Given records:
══════════════════════════════

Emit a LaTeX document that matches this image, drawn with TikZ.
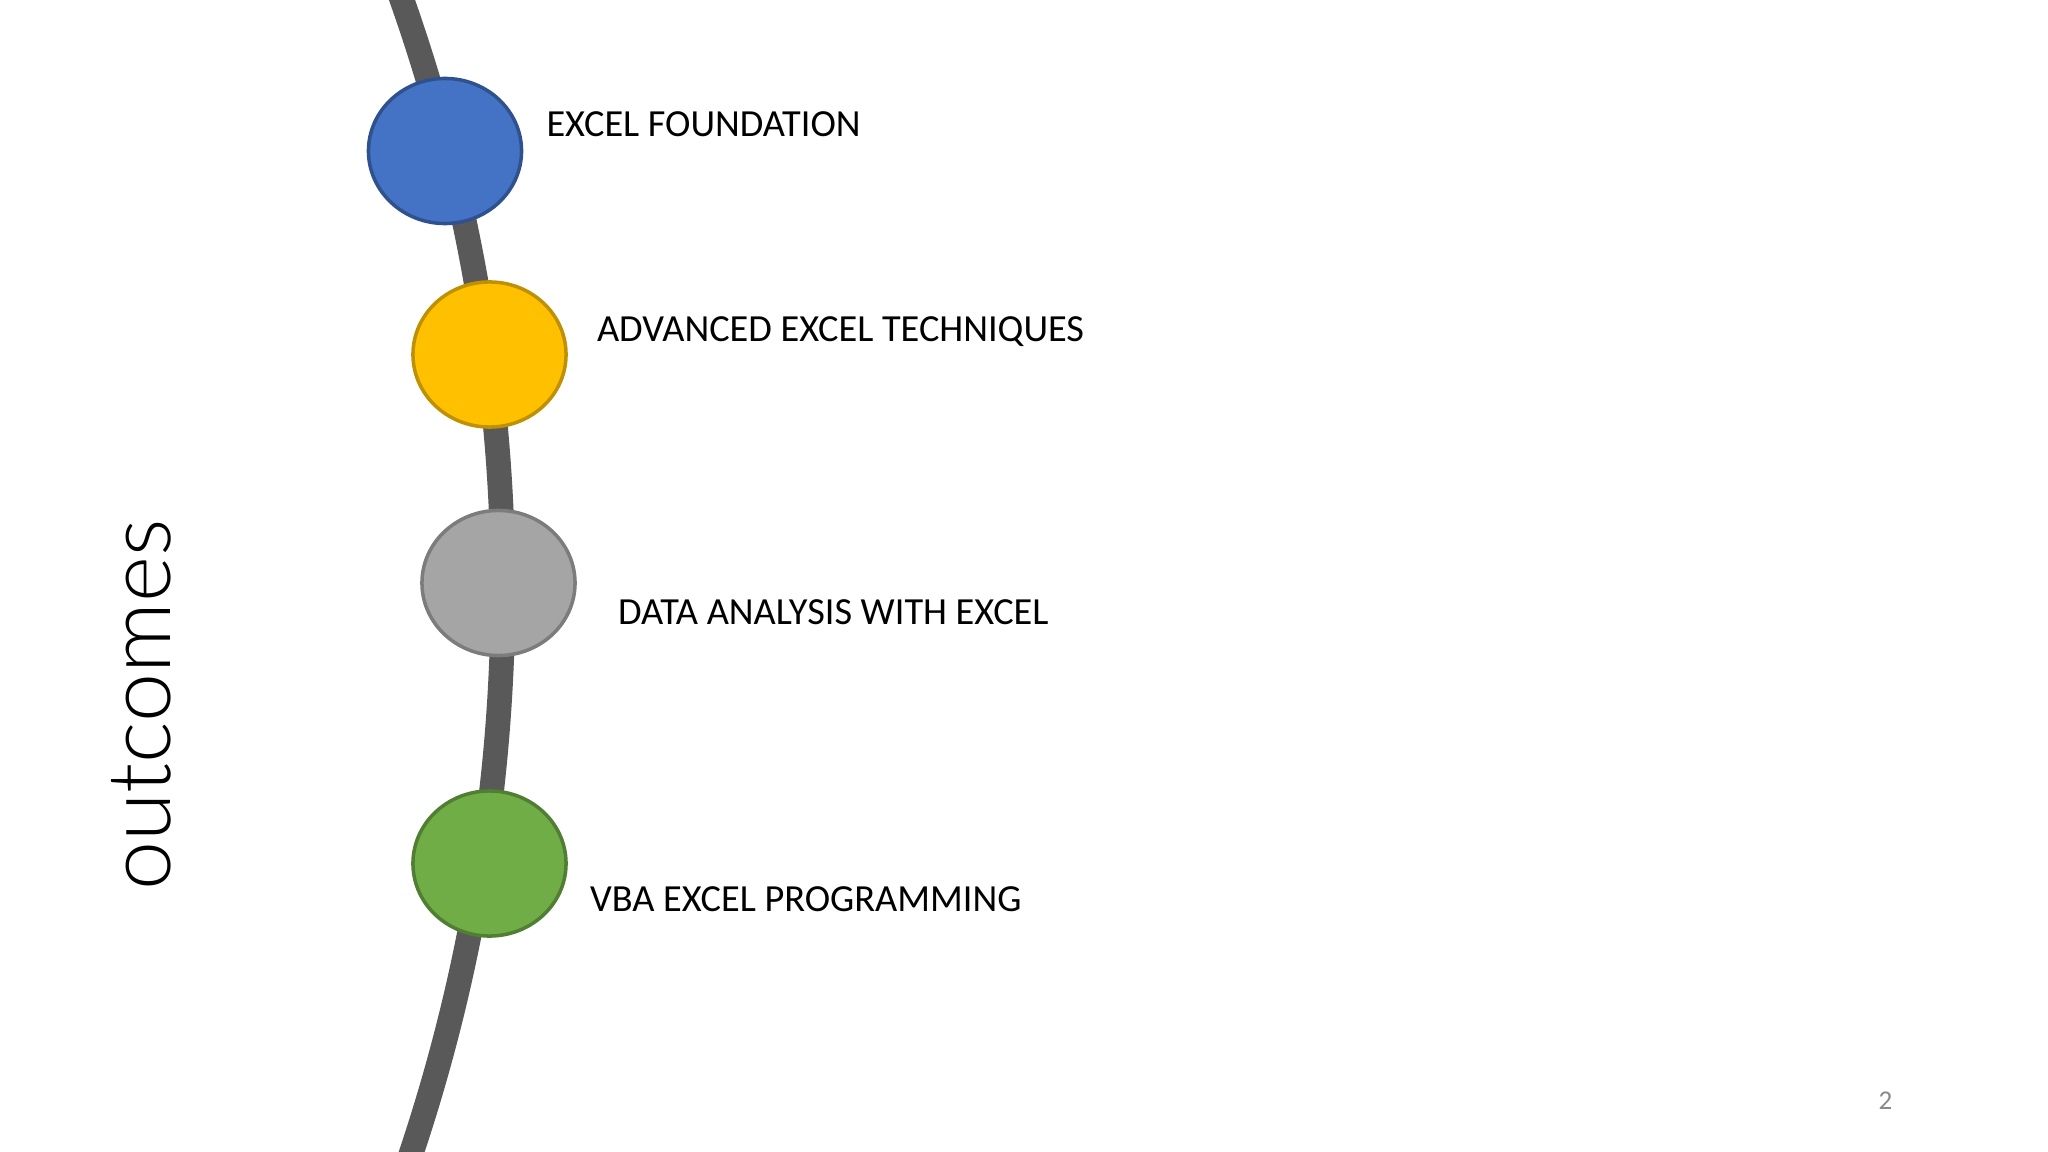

══════════════════════════════

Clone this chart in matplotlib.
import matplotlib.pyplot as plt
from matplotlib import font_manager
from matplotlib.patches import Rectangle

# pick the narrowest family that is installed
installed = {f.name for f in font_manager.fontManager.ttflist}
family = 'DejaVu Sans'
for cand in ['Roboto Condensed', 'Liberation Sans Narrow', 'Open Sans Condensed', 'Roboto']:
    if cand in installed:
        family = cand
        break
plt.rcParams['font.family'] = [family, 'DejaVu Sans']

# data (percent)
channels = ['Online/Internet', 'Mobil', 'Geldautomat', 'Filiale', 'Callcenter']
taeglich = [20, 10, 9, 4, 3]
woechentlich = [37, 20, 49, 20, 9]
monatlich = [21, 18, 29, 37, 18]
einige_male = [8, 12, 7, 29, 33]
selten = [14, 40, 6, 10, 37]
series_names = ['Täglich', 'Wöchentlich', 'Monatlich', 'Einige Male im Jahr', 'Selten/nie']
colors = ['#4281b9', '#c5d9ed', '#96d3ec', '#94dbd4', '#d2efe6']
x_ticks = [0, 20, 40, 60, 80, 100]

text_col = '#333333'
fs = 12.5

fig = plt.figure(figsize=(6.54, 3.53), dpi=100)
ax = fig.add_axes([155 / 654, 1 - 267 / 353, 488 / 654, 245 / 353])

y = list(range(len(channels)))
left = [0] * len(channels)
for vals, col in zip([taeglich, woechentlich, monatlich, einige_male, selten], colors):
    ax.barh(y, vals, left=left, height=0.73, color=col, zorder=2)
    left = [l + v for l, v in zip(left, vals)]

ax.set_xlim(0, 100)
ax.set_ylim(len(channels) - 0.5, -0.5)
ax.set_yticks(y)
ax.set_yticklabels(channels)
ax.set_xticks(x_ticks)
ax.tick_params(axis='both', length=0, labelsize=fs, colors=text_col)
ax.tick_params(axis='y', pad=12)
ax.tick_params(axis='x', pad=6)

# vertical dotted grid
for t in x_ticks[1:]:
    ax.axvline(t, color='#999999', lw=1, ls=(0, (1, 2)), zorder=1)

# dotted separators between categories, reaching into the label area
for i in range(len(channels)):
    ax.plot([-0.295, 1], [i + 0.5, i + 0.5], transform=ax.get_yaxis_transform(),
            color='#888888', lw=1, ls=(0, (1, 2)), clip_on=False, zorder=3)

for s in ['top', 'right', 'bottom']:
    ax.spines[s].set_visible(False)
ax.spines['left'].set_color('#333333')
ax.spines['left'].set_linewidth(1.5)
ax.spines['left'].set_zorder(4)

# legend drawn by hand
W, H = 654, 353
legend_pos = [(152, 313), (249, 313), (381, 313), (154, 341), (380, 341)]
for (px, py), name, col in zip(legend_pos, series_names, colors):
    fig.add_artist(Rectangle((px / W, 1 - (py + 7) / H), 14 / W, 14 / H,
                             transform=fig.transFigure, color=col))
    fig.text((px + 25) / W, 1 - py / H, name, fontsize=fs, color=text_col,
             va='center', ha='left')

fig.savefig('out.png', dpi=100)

══════════════════════════════

Instructions to follow:
Using the listing above, show each line holding the string "drawn".

Solution for this problem:
Emit a LaTeX document that matches this image, drawn with TikZ.
# legend drawn by hand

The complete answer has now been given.